My car is not shifting right and going up a hill causes the car to run at 35 MPH tops with the RPM gauge over 2000. According to the book a bad transaxle sensor could cause this problem, but a mechanic said the check engine light would come on if the sensor is bad. Is that correct?
[b]The problem might be that the torque converter clutch is failing to disengage.
The TCC couples the up torque converter to provide better fuel economy. The TCC is controlled via a solenoid inside the transmission. When coming to a hill, and the acellerator is pressed, the ECU cuts power to the TCC solenoid. This should disengage the TCC. If the TCC fails to disengage, this would be like climbing a hill with a manual transmission in fifth gear. The vehicle slows down and the engine lugs.
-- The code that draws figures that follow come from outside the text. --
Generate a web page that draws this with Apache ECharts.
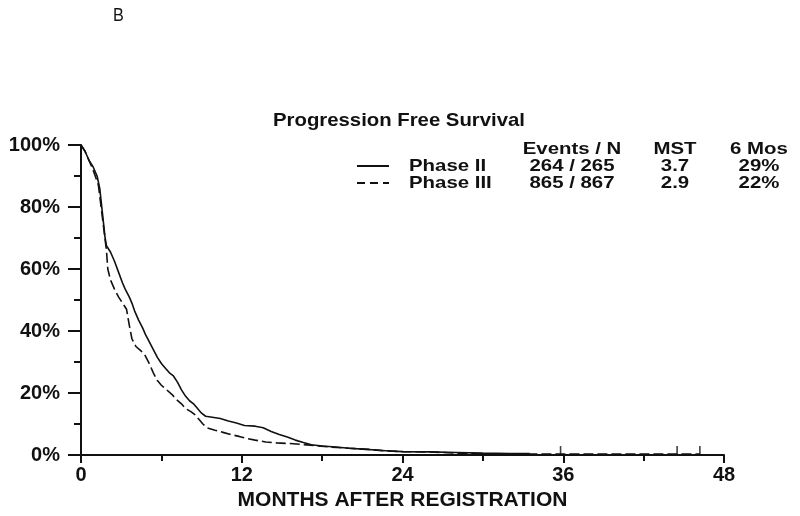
<!DOCTYPE html>
<html>
<head>
<meta charset="utf-8">
<script src="https://cdn.jsdelivr.net/npm/echarts@6/dist/echarts.min.js"></script>
<style>
  html, body { margin: 0; padding: 0; background: #fff; }
  #chart { width: 800px; height: 516px; }
</style>
</head>
<body>
<div id="chart"></div>
<script>
const FONT = "'Liberation Sans', Arial, sans-serif";

// Kaplan-Meier estimates (months, % progression free)
const phase2Months = [0, 0.3, 0.6, 0.9, 1.2, 1.4, 1.6, 1.8, 1.9, 2.2, 2.5, 2.8, 3.1, 3.3, 3.6, 3.8, 4.0, 4.3, 4.6, 4.8,
  5.1, 5.4, 5.7, 6.0, 6.3, 6.6, 6.9, 7.2, 7.5, 7.8, 8.1, 8.4, 8.7, 9.0, 9.3, 9.8, 10.4, 11.0, 11.6, 12.2,
  13.0, 13.6, 14.2, 14.8, 15.4, 16.0, 16.6, 17.2, 18.0, 19.0, 20.0, 21.0, 22.0, 23.0, 24.0, 26.0, 28.0, 30.0, 32.0, 33.5];
const phase2Surv = [100, 98, 95, 93, 90, 86, 78, 70, 67.5, 65.5, 62.5, 59, 55.5, 53.5, 51, 49, 46.5, 43.5, 41, 39,
  36.5, 34, 31.5, 29.5, 28, 26.5, 25.5, 23.5, 21, 19, 17.5, 16.5, 15, 13.5, 12.5, 12.2, 11.8, 11, 10.3, 9.5,
  9.3, 8.8, 7.6, 6.6, 5.8, 4.8, 4.0, 3.3, 2.9, 2.6, 2.2, 1.9, 1.6, 1.3, 1.1, 1.0, 0.8, 0.6, 0.5, 0.5];

const phase3Months = [0, 0.3, 0.6, 0.9, 1.1, 1.3, 1.5, 1.7, 1.9, 2.0, 2.2, 2.5, 2.8, 3.1, 3.4, 3.6, 3.8, 4.1, 4.5, 4.8,
  5.1, 5.4, 5.7, 6.0, 6.4, 6.8, 7.1, 7.5, 7.8, 8.2, 8.5, 8.8, 9.1, 9.4, 10.0, 10.6, 11.2, 11.8, 12.4, 13.0,
  13.8, 14.6, 15.6, 16.5, 17.5, 18.5, 20.0, 21.5, 22.5, 24.0, 26.0, 28.0, 30.0, 36.0, 46.2];
const phase3Surv = [100, 98, 95, 92, 89.5, 87, 80, 73, 66, 60, 56.5, 53.5, 51, 49, 47, 42, 37.5, 35, 33.5, 32,
  29.5, 26.5, 24, 22.5, 21, 19.5, 18, 16.5, 15, 14, 13, 11.5, 10, 8.8, 8, 7.3, 6.6, 6.0, 5.3, 4.8,
  4.2, 3.9, 3.7, 3.4, 3.0, 2.6, 2.2, 1.8, 1.4, 1.1, 1.0, 0.6, 0.4, 0.3, 0.3];

// censored observations in the long tail
const phase3CensorMonths = [35.8, 44.5, 46.2];
const phase3CensorSurv = [0.3, 0.3, 0.3];

const xTicks = [0, 12, 24, 36, 48];
const legendHeaders = ['Events / N', 'MST', '6 Mos'];
const legendRows = [
  { name: 'Phase II', events: '264 / 265', mst: '3.7', six: '29%', dash: null },
  { name: 'Phase III', events: '865 / 867', mst: '2.9', six: '22%', dash: [8, 5] },
];

const zip = (xs, ys) => xs.map((x, i) => [x, ys[i]]);

// the source lettering is a little stretched sideways, hence scaleX
const txt = (text, x, y, opts = {}, sx = 1.2) => ({
  type: 'text',
  x, y,
  scaleX: sx,
  style: Object.assign({
    text,
    font: `bold 17px ${FONT}`,
    fill: '#111',
    align: 'left',
    verticalAlign: 'middle',
  }, opts),
});

// legend table drawn as free text, like the original
const colX = [572, 675, 759];
const rowY = [166, 183];
const graphics = [
  txt('B', 113, 16, { font: `18px ${FONT}` }, 0.9),
  txt('Progression Free Survival', 273, 121, { font: `bold 19px ${FONT}` }, 1.07),
];
legendHeaders.forEach((h, i) => graphics.push(txt(h, colX[i], 149, { align: 'center' })));
legendRows.forEach((r, i) => {
  const y = rowY[i];
  graphics.push({
    type: 'line',
    shape: { x1: 357, y1: y, x2: 389, y2: y },
    style: { stroke: '#111', lineWidth: 2, lineDash: r.dash },
  });
  graphics.push(txt(r.name, 409, y));
  graphics.push(txt(r.events, colX[0], y, { align: 'center' }));
  graphics.push(txt(r.mst, colX[1], y, { align: 'center' }));
  graphics.push(txt(r.six, colX[2], y, { align: 'center' }));
});

const chart = echarts.init(document.getElementById('chart'));
chart.setOption({
  animation: false,
  backgroundColor: '#fff',
  textStyle: { fontFamily: FONT, color: '#111' },
  grid: { left: 81, right: 76, top: 145, bottom: 61 },
  xAxis: {
    type: 'value',
    min: xTicks[0],
    max: xTicks[xTicks.length - 1],
    interval: 12,
    name: 'MONTHS AFTER REGISTRATION',
    nameLocation: 'middle',
    nameGap: 31,
    nameTextStyle: { fontSize: 21, fontWeight: 'bold', color: '#111' },
    axisLine: { lineStyle: { color: '#111', width: 2 } },
    axisTick: { length: 8, lineStyle: { color: '#111', width: 2 } },
    minorTick: { show: true, splitNumber: 2, length: 6, lineStyle: { color: '#111', width: 2 } },
    axisLabel: { margin: 10, fontSize: 20, fontWeight: 'bold', color: '#111' },
    splitLine: { show: false },
  },
  yAxis: {
    type: 'value',
    min: 0,
    max: 100,
    interval: 20,
    axisLine: { show: true, lineStyle: { color: '#111', width: 2 } },
    axisTick: { show: true, length: 13, lineStyle: { color: '#111', width: 2 } },
    minorTick: { show: true, splitNumber: 2, length: 7, lineStyle: { color: '#111', width: 2 } },
    axisLabel: { margin: 21, fontSize: 20, fontWeight: 'bold', color: '#111', formatter: '{value}%' },
    splitLine: { show: false },
  },
  series: [
    {
      name: 'Phase II',
      type: 'line',
      showSymbol: false,
      data: zip(phase2Months, phase2Surv),
      lineStyle: { color: '#111', width: 1.6 },
    },
    {
      name: 'Phase III',
      type: 'line',
      showSymbol: false,
      data: zip(phase3Months, phase3Surv),
      lineStyle: { color: '#111', width: 1.6, type: [10, 4] },
    },
    {
      name: 'Phase III censored',
      type: 'scatter',
      data: zip(phase3CensorMonths, phase3CensorSurv),
      symbol: 'rect',
      symbolSize: [1.6, 8],
      symbolOffset: [0, -4],
      itemStyle: { color: '#111' },
    },
  ],
  graphic: graphics,
});
</script>
</body>
</html>
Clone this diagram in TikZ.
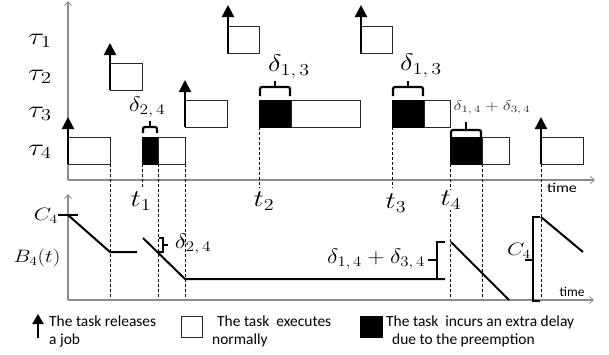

GM vehicles have a history of problems with the TCC solenoid sticking thereby not allowing the TCC to disengage.
What you can do is ask your mechanic to unplug the electrical connector for TCC on the side of the transaxle, and drive the vehicle. If the problem disappears after doing this, you know it’s a problem with the TCC.
One thing to try for this problem is, add a half a can of SeaFoam TransTune to the transmission fluid. The SeaFoam will sometimes clean a sticky TCC solenoid of the gum and varnish that causes it to stick. If this doesn’t work, then the side pan of the transaxle needs to be removed to replace the defective TCC solenoid.